REQUIREMENTS — Take the line containing "Give me the TikZ source for this diagram.", the line containing "(0,0) rectangle (654,624);", and all lines between them, and transcribe them exactly. Leave out pictures.

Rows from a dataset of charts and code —
☆ ☆ ☆ ☆ ☆ ☆ ☆
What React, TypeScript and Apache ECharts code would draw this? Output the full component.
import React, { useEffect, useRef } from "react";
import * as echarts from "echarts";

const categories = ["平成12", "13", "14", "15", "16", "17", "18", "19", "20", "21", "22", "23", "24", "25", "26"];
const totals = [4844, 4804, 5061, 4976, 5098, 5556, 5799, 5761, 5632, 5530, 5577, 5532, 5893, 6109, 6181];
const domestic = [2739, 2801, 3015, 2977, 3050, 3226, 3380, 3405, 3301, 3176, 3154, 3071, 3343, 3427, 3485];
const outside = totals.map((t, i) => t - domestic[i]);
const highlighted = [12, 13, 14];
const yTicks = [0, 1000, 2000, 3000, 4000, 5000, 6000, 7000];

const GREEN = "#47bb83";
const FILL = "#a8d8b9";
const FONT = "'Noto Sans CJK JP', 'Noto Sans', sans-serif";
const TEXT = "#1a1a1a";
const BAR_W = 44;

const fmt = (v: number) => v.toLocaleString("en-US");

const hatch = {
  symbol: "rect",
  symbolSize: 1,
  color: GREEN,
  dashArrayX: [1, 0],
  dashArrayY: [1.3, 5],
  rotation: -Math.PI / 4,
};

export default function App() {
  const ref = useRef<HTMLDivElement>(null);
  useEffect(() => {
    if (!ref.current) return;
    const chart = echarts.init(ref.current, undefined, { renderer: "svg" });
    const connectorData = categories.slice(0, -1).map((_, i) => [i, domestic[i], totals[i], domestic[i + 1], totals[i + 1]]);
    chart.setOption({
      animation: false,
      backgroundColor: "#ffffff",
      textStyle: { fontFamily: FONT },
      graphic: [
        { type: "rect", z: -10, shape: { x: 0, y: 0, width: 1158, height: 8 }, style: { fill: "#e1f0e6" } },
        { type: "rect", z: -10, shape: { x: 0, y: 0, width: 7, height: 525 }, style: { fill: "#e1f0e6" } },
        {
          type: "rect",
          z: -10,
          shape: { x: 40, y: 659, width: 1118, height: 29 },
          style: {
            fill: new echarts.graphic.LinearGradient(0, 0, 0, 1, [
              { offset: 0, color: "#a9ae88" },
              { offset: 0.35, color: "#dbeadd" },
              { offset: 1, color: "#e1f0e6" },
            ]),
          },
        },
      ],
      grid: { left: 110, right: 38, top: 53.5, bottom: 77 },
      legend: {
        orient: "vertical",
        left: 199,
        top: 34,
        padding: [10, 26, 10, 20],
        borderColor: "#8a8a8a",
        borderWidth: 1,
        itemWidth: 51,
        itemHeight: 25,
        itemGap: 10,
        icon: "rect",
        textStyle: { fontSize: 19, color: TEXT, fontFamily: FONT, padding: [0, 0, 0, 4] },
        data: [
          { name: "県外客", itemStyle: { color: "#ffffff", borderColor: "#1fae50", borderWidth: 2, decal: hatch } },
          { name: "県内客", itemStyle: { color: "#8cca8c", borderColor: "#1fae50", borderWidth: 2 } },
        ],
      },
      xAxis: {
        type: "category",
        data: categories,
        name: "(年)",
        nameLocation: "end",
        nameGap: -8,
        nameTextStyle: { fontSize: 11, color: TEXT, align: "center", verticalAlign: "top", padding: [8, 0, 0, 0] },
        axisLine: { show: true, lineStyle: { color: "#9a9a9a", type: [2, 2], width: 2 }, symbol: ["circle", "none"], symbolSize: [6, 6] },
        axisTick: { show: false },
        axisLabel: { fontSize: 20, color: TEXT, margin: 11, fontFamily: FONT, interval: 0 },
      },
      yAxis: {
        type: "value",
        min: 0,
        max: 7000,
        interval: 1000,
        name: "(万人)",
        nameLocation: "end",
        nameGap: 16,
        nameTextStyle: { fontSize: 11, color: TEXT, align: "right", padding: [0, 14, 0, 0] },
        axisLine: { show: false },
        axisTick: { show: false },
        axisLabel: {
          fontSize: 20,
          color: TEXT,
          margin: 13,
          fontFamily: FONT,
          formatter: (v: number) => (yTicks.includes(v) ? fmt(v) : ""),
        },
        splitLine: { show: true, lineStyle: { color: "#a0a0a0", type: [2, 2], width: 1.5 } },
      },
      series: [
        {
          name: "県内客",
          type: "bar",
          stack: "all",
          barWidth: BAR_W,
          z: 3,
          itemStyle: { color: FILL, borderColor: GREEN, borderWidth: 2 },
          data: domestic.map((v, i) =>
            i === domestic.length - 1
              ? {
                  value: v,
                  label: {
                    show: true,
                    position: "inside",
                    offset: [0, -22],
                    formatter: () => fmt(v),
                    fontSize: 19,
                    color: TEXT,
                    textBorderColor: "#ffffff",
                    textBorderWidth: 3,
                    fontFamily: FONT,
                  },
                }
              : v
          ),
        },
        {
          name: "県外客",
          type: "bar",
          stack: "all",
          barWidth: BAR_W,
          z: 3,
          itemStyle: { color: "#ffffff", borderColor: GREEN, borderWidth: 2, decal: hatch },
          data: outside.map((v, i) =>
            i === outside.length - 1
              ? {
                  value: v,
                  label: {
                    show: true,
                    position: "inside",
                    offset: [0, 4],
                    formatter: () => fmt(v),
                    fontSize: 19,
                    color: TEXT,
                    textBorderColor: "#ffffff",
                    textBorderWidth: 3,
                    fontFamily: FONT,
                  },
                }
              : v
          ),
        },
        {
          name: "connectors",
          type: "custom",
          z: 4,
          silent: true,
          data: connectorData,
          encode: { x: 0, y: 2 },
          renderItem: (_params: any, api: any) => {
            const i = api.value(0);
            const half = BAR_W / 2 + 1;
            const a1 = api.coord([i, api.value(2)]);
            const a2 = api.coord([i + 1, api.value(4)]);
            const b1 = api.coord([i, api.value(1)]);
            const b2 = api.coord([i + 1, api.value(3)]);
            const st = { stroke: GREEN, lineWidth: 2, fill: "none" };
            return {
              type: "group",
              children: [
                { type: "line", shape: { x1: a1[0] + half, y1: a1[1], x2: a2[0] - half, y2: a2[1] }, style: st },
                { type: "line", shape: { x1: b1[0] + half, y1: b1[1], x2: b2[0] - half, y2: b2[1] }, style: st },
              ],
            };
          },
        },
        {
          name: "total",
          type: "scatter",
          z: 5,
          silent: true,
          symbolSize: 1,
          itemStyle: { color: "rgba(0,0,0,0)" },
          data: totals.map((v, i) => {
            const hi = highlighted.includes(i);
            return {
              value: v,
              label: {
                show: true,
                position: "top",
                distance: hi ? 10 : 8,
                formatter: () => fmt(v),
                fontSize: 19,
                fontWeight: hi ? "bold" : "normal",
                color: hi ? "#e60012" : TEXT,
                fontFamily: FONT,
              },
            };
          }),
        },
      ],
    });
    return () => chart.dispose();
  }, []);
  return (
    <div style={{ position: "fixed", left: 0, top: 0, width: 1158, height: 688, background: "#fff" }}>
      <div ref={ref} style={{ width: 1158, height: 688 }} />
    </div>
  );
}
☆ ☆ ☆ ☆ ☆ ☆ ☆
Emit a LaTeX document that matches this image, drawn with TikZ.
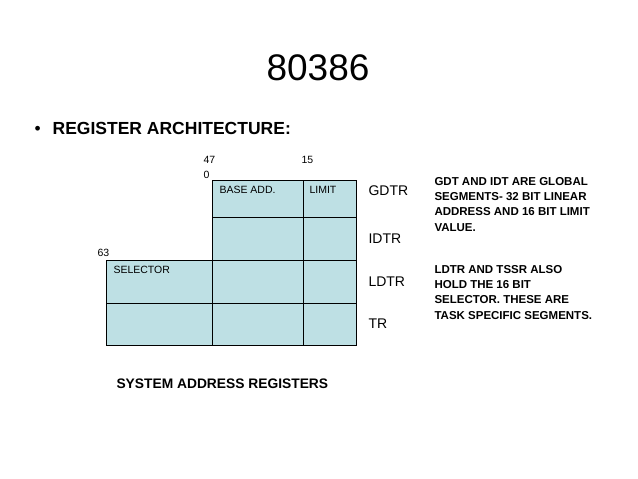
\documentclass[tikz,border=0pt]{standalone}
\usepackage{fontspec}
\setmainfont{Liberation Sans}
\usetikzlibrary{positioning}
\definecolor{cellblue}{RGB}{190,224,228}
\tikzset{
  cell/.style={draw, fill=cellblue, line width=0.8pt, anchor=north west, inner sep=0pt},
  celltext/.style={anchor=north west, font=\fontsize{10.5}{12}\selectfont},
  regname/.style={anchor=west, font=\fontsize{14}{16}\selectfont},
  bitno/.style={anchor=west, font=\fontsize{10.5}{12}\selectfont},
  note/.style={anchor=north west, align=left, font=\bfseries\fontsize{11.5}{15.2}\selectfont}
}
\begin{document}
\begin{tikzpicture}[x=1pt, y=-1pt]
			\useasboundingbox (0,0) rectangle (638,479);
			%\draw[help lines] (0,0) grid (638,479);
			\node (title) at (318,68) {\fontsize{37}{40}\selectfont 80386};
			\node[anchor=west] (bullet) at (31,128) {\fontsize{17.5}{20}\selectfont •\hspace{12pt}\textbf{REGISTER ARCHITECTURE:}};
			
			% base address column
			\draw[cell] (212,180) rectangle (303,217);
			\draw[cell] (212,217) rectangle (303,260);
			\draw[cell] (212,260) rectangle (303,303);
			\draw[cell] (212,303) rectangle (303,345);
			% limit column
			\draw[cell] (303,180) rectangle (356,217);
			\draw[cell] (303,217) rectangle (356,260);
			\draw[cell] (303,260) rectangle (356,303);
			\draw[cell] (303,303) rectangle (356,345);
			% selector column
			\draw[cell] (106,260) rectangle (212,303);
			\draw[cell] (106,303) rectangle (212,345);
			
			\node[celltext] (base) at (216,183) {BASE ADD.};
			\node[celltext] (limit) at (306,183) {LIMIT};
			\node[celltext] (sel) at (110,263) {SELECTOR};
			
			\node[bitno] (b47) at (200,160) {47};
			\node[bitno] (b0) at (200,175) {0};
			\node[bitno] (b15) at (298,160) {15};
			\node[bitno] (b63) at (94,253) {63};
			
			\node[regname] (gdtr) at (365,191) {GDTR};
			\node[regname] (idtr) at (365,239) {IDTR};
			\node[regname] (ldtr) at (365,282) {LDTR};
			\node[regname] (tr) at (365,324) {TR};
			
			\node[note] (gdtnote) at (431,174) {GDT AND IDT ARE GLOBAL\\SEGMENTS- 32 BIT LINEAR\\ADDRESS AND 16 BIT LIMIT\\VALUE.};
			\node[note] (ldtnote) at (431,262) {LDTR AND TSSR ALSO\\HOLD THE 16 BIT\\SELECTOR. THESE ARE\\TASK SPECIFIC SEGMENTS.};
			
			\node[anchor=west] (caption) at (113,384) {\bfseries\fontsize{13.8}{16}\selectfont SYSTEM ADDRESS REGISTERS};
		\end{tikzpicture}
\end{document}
☆ ☆ ☆ ☆ ☆ ☆ ☆
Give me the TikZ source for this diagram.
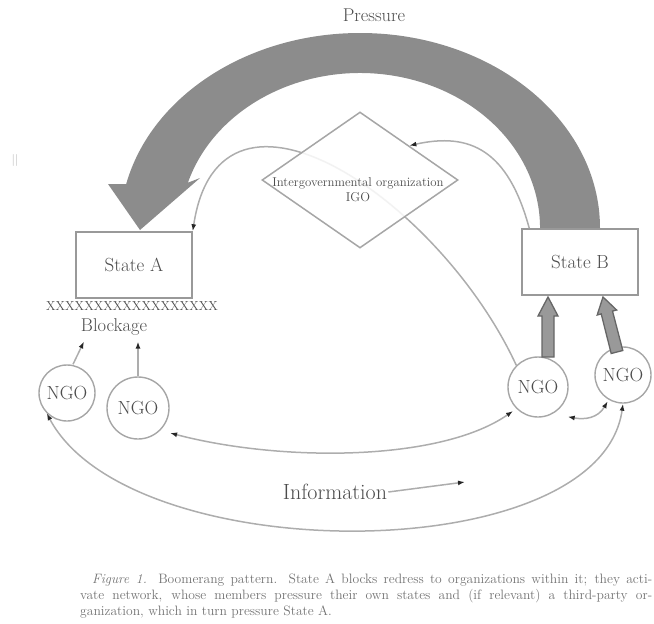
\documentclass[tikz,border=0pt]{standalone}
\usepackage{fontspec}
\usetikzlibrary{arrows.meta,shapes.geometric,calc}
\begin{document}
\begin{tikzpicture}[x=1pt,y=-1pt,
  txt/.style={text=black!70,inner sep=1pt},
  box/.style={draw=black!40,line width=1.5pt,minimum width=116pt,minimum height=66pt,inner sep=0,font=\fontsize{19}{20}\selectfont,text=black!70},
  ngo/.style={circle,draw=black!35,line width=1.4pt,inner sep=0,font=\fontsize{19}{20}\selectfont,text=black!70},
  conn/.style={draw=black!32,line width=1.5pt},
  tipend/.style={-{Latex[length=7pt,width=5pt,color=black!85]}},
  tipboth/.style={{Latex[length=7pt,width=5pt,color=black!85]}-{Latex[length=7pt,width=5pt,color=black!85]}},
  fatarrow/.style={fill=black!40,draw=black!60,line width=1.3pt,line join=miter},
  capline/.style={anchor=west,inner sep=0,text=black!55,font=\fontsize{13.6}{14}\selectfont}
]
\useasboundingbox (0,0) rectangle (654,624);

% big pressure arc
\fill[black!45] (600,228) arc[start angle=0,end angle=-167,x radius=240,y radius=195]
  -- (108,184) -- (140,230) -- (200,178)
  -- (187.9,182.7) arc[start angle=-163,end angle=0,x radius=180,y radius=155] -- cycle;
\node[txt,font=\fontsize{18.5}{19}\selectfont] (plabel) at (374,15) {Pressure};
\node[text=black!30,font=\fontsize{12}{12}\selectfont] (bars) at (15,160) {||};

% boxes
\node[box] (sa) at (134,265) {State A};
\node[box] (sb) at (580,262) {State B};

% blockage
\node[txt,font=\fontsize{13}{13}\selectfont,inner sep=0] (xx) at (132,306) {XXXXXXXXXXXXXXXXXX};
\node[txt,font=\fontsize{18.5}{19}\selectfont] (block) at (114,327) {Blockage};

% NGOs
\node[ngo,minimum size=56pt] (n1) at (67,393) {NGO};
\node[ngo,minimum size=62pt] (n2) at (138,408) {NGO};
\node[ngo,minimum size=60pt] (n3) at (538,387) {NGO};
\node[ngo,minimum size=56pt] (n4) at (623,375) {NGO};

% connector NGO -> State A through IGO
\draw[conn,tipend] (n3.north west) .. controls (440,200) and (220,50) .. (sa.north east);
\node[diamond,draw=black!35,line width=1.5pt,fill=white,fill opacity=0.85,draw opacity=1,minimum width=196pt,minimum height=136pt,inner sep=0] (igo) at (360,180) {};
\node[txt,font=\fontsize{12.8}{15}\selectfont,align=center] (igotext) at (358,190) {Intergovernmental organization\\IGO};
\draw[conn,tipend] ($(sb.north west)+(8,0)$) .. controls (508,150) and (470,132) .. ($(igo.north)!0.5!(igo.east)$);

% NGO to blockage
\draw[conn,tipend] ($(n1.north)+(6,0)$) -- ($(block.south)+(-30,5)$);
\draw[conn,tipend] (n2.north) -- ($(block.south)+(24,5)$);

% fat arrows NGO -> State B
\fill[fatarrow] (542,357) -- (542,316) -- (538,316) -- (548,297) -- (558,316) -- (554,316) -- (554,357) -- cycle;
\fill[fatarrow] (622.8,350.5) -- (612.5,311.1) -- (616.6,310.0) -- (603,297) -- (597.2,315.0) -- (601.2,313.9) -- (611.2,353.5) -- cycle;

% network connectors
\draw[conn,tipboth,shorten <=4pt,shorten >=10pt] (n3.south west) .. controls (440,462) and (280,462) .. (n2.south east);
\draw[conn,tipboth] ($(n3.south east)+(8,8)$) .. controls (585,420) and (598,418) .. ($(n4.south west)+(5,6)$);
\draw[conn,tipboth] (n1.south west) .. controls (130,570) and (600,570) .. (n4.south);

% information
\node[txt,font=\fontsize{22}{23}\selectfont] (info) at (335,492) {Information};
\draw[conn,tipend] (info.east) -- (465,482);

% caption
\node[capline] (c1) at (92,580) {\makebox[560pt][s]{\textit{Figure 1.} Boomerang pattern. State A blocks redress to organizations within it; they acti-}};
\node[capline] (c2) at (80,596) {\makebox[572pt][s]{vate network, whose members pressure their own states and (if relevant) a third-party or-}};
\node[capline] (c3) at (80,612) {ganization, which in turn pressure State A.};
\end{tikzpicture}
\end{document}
☆ ☆ ☆ ☆ ☆ ☆ ☆
THE OUTPUT —
Give me the TikZ source for this diagram.
\documentclass[tikz,border=0pt]{standalone}
\usepackage{fontspec}
\usetikzlibrary{arrows.meta,shapes.geometric,calc}
\begin{document}
\begin{tikzpicture}[x=1pt,y=-1pt,
  txt/.style={text=black!70,inner sep=1pt},
  box/.style={draw=black!40,line width=1.5pt,minimum width=116pt,minimum height=66pt,inner sep=0,font=\fontsize{19}{20}\selectfont,text=black!70},
  ngo/.style={circle,draw=black!35,line width=1.4pt,inner sep=0,font=\fontsize{19}{20}\selectfont,text=black!70},
  conn/.style={draw=black!32,line width=1.5pt},
  tipend/.style={-{Latex[length=7pt,width=5pt,color=black!85]}},
  tipboth/.style={{Latex[length=7pt,width=5pt,color=black!85]}-{Latex[length=7pt,width=5pt,color=black!85]}},
  fatarrow/.style={fill=black!40,draw=black!60,line width=1.3pt,line join=miter},
  capline/.style={anchor=west,inner sep=0,text=black!55,font=\fontsize{13.6}{14}\selectfont}
]
\useasboundingbox (0,0) rectangle (654,624);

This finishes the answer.